Aim of the task = Indicate only the number of lines in the listing below in which the word "React" appears.

═════ Data excerpt

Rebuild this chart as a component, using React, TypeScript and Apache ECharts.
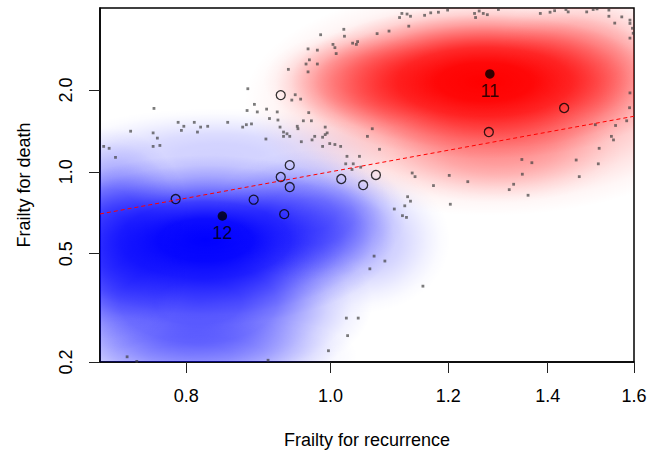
import React, { useEffect, useRef } from "react";
import * as echarts from "echarts";

// ---------- data (original units) ----------
const xTicks = [0.8, 1.0, 1.2, 1.4, 1.6];
const yTicks = [0.2, 0.5, 1.0, 2.0];
const xRange = [0.7, 1.6];
const yRange = [0.2, 4.0];

// reference line y = x
const refLineX = [0.7, 1.6];
const refLineY = [0.7, 1.6];

// open circles
const openX = [0.787, 0.888, 0.926, 0.939, 0.939, 0.931, 0.926, 1.017, 1.052, 1.073, 1.278, 1.436];
const openY = [0.794, 0.79, 0.957, 1.058, 0.879, 0.699, 1.914, 0.941, 0.894, 0.974, 1.4, 1.716];

// highlighted (filled) points
const highlightX = [1.28, 0.846];
const highlightY = [2.29, 0.688];
const highlightLabels = ["11", "12"];

// outlying sample points (grey dots)
const outlierX = [
  0.985, 0.966, 0.98, 0.968, 0.963, 0.98, 0.937, 0.966, 0.88, 0.947, 0.942, 0.955, 0.761, 0.889, 0.879, 0.893,
  0.906, 0.921, 0.922, 0.91, 0.967, 0.79, 0.797, 0.81, 0.818, 0.827, 0.794, 0.814, 0.853, 0.873, 0.885, 0.878,
  0.925, 0.95, 0.951, 0.959, 0.971, 0.992, 0.734, 0.76, 0.93, 0.93, 0.935, 0.939, 0.976, 0.972, 0.992, 0.765,
  0.905, 0.956, 0.704, 0.71, 0.76, 0.768, 0.988, 0.717,
  1.117, 1.126, 1.132, 1.113, 1.157, 1.168, 1.182, 1.199, 1.25, 1.252, 1.259, 1.267, 1.275, 1.297, 1.384, 1.405,
  1.415, 1.44, 1.445, 1.487, 1.502, 1.511, 1.539, 1.539, 1.553, 1.57, 1.59, 1.59, 1.596, 1.598, 1.59, 1.129,
  1.095, 1.075, 1.021, 1.022, 1.004, 1.007, 1.035, 1.041, 1.043, 1.009,
  0.995, 0.988, 0.999, 1.007, 1.016, 1.067, 1.059, 1.079, 1.026, 1.046, 1.024, 1.036, 1.048, 1.034, 1.135, 1.14,
  1.173, 1.202, 1.237, 1.345, 1.366, 1.346, 1.328, 1.319, 1.358, 1.507, 1.555, 1.582, 1.545, 1.55, 1.516, 1.463,
  1.514, 1.47, 1.127, 1.132, 1.122, 1.104, 1.118, 1.125, 1.204, 1.589, 1.59,
  1.07, 1.088, 1.063, 1.154, 1.025, 1.044, 1.027, 0.997, 0.73, 0.741, 0.908,
];
const outlierY = [
  3.19, 2.83, 2.8, 2.58, 2.49, 2.49, 2.38, 2.33, 2.02, 1.92, 1.835, 1.85, 1.71, 1.77, 1.68, 1.66,
  1.7, 1.66, 1.55, 1.57, 1.65, 1.52, 1.47, 1.52, 1.46, 1.47, 1.42, 1.4, 1.52, 1.46, 1.5, 1.49,
  1.46, 1.47, 1.44, 1.54, 1.54, 1.46, 1.41, 1.39, 1.4, 1.35, 1.38, 1.35, 1.35, 1.31, 1.37, 1.33,
  1.32, 1.29, 1.24, 1.22, 1.24, 1.25, 1.24, 1.13,
  3.82, 3.8, 3.73, 3.69, 3.76, 3.84, 3.86, 3.93, 3.82, 3.69, 3.9, 3.82, 3.78, 3.95, 3.82, 3.86,
  3.91, 3.95, 3.87, 3.87, 3.95, 3.97, 3.93, 3.73, 3.52, 3.71, 3.61, 3.51, 3.37, 3.23, 3.1, 3.43,
  3.29, 3.22, 3.34, 3.15, 2.94, 2.86, 2.97, 2.94, 3.01, 2.72,
  1.39, 1.34, 1.27, 1.26, 1.24, 1.44, 1.35, 1.21, 1.14, 1.14, 1.07, 1.07, 1.04, 1.02, 0.99, 0.96,
  0.89, 0.97, 0.92, 1.11, 1.08, 0.98, 0.9, 0.86, 0.82, 1.49, 1.48, 1.54, 1.35, 1.31, 1.22, 1.105,
  1.07, 0.96, 0.81, 0.78, 0.75, 0.73, 0.69, 0.68, 0.76, 1.72, 1.95,
  0.49, 0.47, 0.44, 0.38, 0.29, 0.29, 0.25, 0.22, 0.209, 0.201, 0.203,
];

// density clouds: centre (original units), spread (log units), weight
const blueCloudX = [0.824, 0.815, 0.711, 0.969, 0.84, 0.805, 1.047];
const blueCloudY = [0.561, 0.33, 0.561, 0.694, 1.15, 0.212, 0.561];
const blueSpreadX = [0.294, 0.27, 0.13, 0.15, 0.27, 0.26, 0.14];
const blueSpreadY = [0.72, 0.75, 0.95, 0.55, 0.4, 0.36, 0.62];
const blueWeight = [1.0, 0.65, 0.6, 0.45, 0.18, 0.28, 0.22];

const redCloudX = [1.27, 1.28, 1.047, 1.495, 1.3];
const redCloudY = [2.138, 1.835, 2.17, 2.8, 1.2];
const redSpreadX = [0.3, 0.38, 0.15, 0.14, 0.19];
const redSpreadY = [0.65, 0.98, 0.42, 0.55, 0.45];
const redWeight = [1.0, 0.42, 0.3, 0.2, 0.2];

const FONT = "'Liberation Sans', Arial, Helvetica, sans-serif";
const L = Math.log;

function cloudData(xs: number[], ys: number[], sx: number[], sy: number[], w: number[]) {
  return xs.map((x, i) => [L(x), L(ys[i]), sx[i], sy[i], w[i]]);
}

function makeCloudRenderer(rgb: string) {
  return (_params: any, api: any) => {
    const c = api.coord([api.value(0), api.value(1)]);
    const s = api.size([api.value(2), api.value(3)]);
    const a = api.value(4) as number;
    const col = (k: number) => `rgba(${rgb},${Math.min(1, a * k).toFixed(3)})`;
    return {
      type: "circle",
      x: c[0],
      y: c[1],
      scaleX: s[0] / 100,
      scaleY: s[1] / 100,
      shape: { cx: 0, cy: 0, r: 100 },
      style: {
        fill: new echarts.graphic.RadialGradient(0.5, 0.5, 0.5, [
          { offset: 0, color: col(1) },
          { offset: 0.25, color: col(0.95) },
          { offset: 0.45, color: col(0.76) },
          { offset: 0.6, color: col(0.5) },
          { offset: 0.75, color: col(0.25) },
          { offset: 0.88, color: col(0.08) },
          { offset: 1, color: col(0) },
        ]),
      },
    };
  };
}

export default function App() {
  const ref = useRef<HTMLDivElement>(null);

  useEffect(() => {
    if (!ref.current) return;
    const chart = echarts.init(ref.current, undefined, { renderer: "svg" });

    const fmt = (v: number) => Math.exp(v).toFixed(1);

    const option: any = {
      animation: false,
      backgroundColor: "#ffffff",
      grid: {
        left: 100,
        right: 15,
        top: 8,
        bottom: 91,
        show: true,
        borderColor: "#000",
        borderWidth: 1.5,
        backgroundColor: "transparent",
        containLabel: false,
        outerBoundsMode: "none",
      },
      xAxis: {
        type: "value",
        min: L(xRange[0]),
        max: L(xRange[1]),
        axisLine: { show: true, onZero: false, lineStyle: { color: "#000", width: 1.5 } },
        axisTick: {
          show: true,
          length: 11,
          customValues: xTicks.map(L),
          lineStyle: { color: "#222", width: 1 },
        },
        axisLabel: {
          customValues: xTicks.map(L),
          formatter: fmt,
          fontSize: 18,
          fontFamily: FONT,
          color: "#000",
          margin: 25,
        },
        splitLine: { show: false },
      },
      yAxis: {
        type: "value",
        min: L(yRange[0]),
        max: L(yRange[1]),
        axisLine: { show: true, onZero: false, lineStyle: { color: "#000", width: 1.5 } },
        axisTick: {
          show: true,
          length: 11,
          customValues: yTicks.map(L),
          lineStyle: { color: "#222", width: 1 },
        },
        axisLabel: {
          customValues: yTicks.map(L),
          formatter: fmt,
          fontSize: 18,
          fontFamily: FONT,
          color: "#000",
          rotate: 90,
          margin: 25,
        },
        splitLine: { show: false },
      },
      graphic: [
        {
          type: "text",
          x: 367,
          y: 440,
          style: {
            text: "Frailty for recurrence",
            fontSize: 18,
            fontFamily: FONT,
            fill: "#000",
            textAlign: "center",
            textVerticalAlign: "middle",
            align: "center",
            verticalAlign: "middle",
          },
        },
        {
          type: "text",
          x: 24,
          y: 185,
          rotation: Math.PI / 2,
          style: {
            text: "Frailty for death",
            fontSize: 18,
            fontFamily: FONT,
            fill: "#000",
            textAlign: "center",
            textVerticalAlign: "middle",
            align: "center",
            verticalAlign: "middle",
          },
        },
      ],
      series: [
        {
          type: "custom",
          name: "blueCloud",
          clip: true,
          silent: true,
          encode: { x: 0, y: 1 },
          data: cloudData(blueCloudX, blueCloudY, blueSpreadX, blueSpreadY, blueWeight),
          renderItem: makeCloudRenderer("0,0,255"),
        },
        {
          type: "custom",
          name: "redCloud",
          clip: true,
          silent: true,
          encode: { x: 0, y: 1 },
          data: cloudData(redCloudX, redCloudY, redSpreadX, redSpreadY, redWeight),
          renderItem: makeCloudRenderer("255,0,0"),
        },
        {
          type: "scatter",
          name: "outliers",
          symbol: "rect",
          symbolSize: 2.8,
          itemStyle: { color: "rgba(60,60,60,0.85)" },
          data: outlierX.map((x, i) => [L(x), L(outlierY[i])]),
        },
        {
          type: "line",
          name: "identity",
          showSymbol: false,
          symbol: "none",
          lineStyle: { color: "#ff0000", width: 1, type: [4, 3] },
          data: refLineX.map((x, i) => [L(x), L(refLineY[i])]),
        },
        {
          type: "scatter",
          name: "open",
          symbol: "circle",
          symbolSize: 9,
          itemStyle: { color: "rgba(0,0,0,0)", borderColor: "#000", borderWidth: 1.3 },
          data: openX.map((x, i) => [L(x), L(openY[i])]),
        },
        {
          type: "scatter",
          name: "highlight",
          symbol: "circle",
          symbolSize: 9.5,
          itemStyle: { color: "#000" },
          label: {
            show: true,
            position: "bottom",
            distance: 3,
            fontSize: 18,
            fontFamily: FONT,
            color: "#000",
            formatter: (p: any) => highlightLabels[p.dataIndex],
          },
          data: highlightX.map((x, i) => [L(x), L(highlightY[i])]),
        },
      ],
    };

    chart.setOption(option);
    return () => chart.dispose();
  }, []);

  return (
    <div
      ref={ref}
      style={{ position: "absolute", left: 0, top: 0, width: 649, height: 453, background: "#fff" }}
    />
  );
}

══════════

Result below = 2